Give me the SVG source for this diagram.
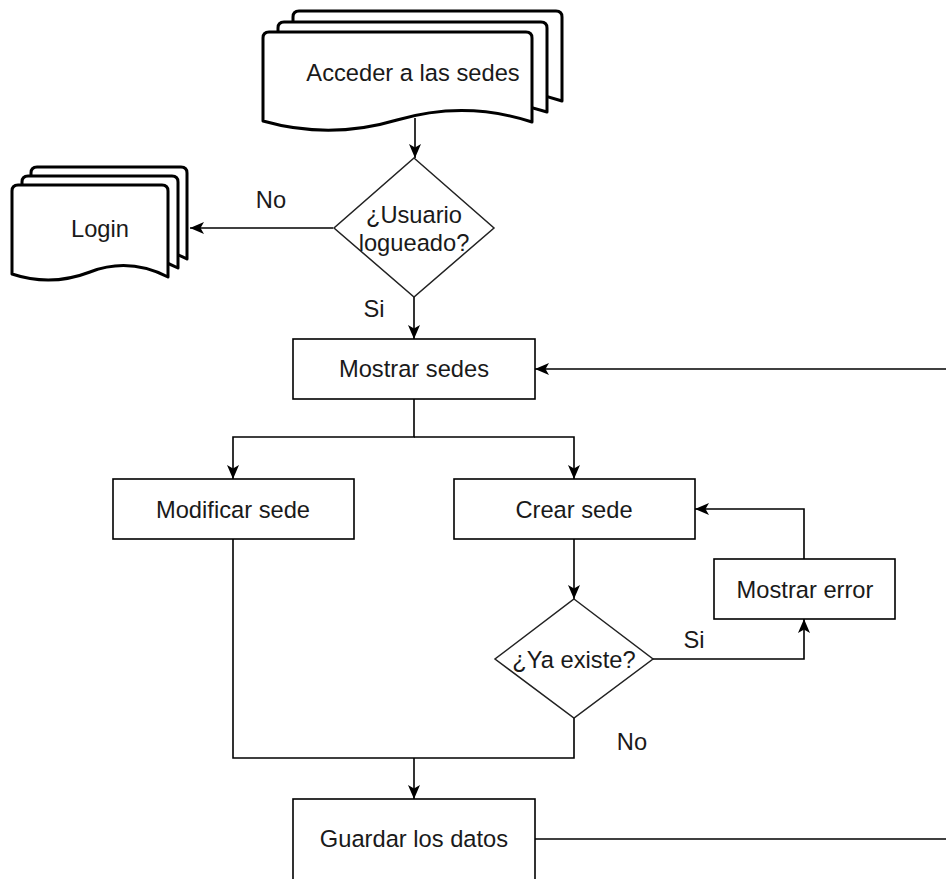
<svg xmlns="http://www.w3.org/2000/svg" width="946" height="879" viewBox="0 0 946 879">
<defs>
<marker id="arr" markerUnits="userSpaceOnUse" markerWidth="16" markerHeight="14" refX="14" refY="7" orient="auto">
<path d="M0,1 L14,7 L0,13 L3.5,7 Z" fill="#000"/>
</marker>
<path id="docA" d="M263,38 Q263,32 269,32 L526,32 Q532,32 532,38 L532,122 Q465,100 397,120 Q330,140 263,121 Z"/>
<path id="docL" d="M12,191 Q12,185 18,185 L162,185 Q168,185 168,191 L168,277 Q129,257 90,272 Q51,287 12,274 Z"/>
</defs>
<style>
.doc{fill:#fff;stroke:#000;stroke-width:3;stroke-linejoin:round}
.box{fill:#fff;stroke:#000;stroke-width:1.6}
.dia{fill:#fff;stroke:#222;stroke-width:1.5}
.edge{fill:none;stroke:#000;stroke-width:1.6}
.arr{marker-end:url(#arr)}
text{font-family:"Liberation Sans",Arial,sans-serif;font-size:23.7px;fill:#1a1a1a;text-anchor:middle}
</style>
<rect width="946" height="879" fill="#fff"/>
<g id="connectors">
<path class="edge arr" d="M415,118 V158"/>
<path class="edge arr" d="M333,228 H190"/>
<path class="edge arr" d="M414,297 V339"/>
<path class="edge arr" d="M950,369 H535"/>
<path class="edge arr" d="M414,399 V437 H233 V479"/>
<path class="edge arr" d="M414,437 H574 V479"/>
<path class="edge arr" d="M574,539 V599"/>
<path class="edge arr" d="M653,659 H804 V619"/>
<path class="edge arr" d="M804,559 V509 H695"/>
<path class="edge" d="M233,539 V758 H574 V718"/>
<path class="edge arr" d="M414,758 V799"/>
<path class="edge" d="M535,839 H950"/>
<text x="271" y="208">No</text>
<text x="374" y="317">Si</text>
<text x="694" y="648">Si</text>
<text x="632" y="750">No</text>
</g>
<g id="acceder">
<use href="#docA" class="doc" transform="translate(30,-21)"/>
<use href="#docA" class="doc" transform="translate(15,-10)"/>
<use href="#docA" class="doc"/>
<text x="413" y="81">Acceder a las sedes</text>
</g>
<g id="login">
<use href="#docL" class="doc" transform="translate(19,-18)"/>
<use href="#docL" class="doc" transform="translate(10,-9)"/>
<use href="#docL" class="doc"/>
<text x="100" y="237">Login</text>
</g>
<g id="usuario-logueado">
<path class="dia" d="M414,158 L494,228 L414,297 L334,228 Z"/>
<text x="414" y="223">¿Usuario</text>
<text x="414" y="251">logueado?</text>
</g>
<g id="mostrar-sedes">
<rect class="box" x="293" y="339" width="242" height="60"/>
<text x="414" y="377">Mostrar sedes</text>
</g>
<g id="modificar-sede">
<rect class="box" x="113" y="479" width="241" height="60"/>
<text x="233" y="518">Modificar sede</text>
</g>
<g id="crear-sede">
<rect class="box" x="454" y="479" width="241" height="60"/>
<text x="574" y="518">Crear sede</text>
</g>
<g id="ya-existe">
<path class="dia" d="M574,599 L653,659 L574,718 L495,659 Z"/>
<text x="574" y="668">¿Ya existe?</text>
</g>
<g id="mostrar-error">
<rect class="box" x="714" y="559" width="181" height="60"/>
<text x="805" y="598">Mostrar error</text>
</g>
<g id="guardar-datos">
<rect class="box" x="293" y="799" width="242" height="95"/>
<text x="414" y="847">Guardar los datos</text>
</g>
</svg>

# Written task:
Output each line exactly; omit every picture.

# The solution:
Give me the SVG source for this diagram.
<svg xmlns="http://www.w3.org/2000/svg" width="946" height="879" viewBox="0 0 946 879">
<defs>
<marker id="arr" markerUnits="userSpaceOnUse" markerWidth="16" markerHeight="14" refX="14" refY="7" orient="auto">
<path d="M0,1 L14,7 L0,13 L3.5,7 Z" fill="#000"/>
</marker>
<path id="docA" d="M263,38 Q263,32 269,32 L526,32 Q532,32 532,38 L532,122 Q465,100 397,120 Q330,140 263,121 Z"/>
<path id="docL" d="M12,191 Q12,185 18,185 L162,185 Q168,185 168,191 L168,277 Q129,257 90,272 Q51,287 12,274 Z"/>
</defs>
<style>
.doc{fill:#fff;stroke:#000;stroke-width:3;stroke-linejoin:round}
.box{fill:#fff;stroke:#000;stroke-width:1.6}
.dia{fill:#fff;stroke:#222;stroke-width:1.5}
.edge{fill:none;stroke:#000;stroke-width:1.6}
.arr{marker-end:url(#arr)}
text{font-family:"Liberation Sans",Arial,sans-serif;font-size:23.7px;fill:#1a1a1a;text-anchor:middle}
</style>
<rect width="946" height="879" fill="#fff"/>
<g id="connectors">
<path class="edge arr" d="M415,118 V158"/>
<path class="edge arr" d="M333,228 H190"/>
<path class="edge arr" d="M414,297 V339"/>
<path class="edge arr" d="M950,369 H535"/>
<path class="edge arr" d="M414,399 V437 H233 V479"/>
<path class="edge arr" d="M414,437 H574 V479"/>
<path class="edge arr" d="M574,539 V599"/>
<path class="edge arr" d="M653,659 H804 V619"/>
<path class="edge arr" d="M804,559 V509 H695"/>
<path class="edge" d="M233,539 V758 H574 V718"/>
<path class="edge arr" d="M414,758 V799"/>
<path class="edge" d="M535,839 H950"/>
<text x="271" y="208">No</text>
<text x="374" y="317">Si</text>
<text x="694" y="648">Si</text>
<text x="632" y="750">No</text>
</g>
<g id="acceder">
<use href="#docA" class="doc" transform="translate(30,-21)"/>
<use href="#docA" class="doc" transform="translate(15,-10)"/>
<use href="#docA" class="doc"/>
<text x="413" y="81">Acceder a las sedes</text>
</g>
<g id="login">
<use href="#docL" class="doc" transform="translate(19,-18)"/>
<use href="#docL" class="doc" transform="translate(10,-9)"/>
<use href="#docL" class="doc"/>
<text x="100" y="237">Login</text>
</g>
<g id="usuario-logueado">
<path class="dia" d="M414,158 L494,228 L414,297 L334,228 Z"/>
<text x="414" y="223">¿Usuario</text>
<text x="414" y="251">logueado?</text>
</g>
<g id="mostrar-sedes">
<rect class="box" x="293" y="339" width="242" height="60"/>
<text x="414" y="377">Mostrar sedes</text>
</g>
<g id="modificar-sede">
<rect class="box" x="113" y="479" width="241" height="60"/>
<text x="233" y="518">Modificar sede</text>
</g>
<g id="crear-sede">
<rect class="box" x="454" y="479" width="241" height="60"/>
<text x="574" y="518">Crear sede</text>
</g>
<g id="ya-existe">
<path class="dia" d="M574,599 L653,659 L574,718 L495,659 Z"/>
<text x="574" y="668">¿Ya existe?</text>
</g>
<g id="mostrar-error">
<rect class="box" x="714" y="559" width="181" height="60"/>
<text x="805" y="598">Mostrar error</text>
</g>
<g id="guardar-datos">
<rect class="box" x="293" y="799" width="242" height="95"/>
<text x="414" y="847">Guardar los datos</text>
</g>
</svg>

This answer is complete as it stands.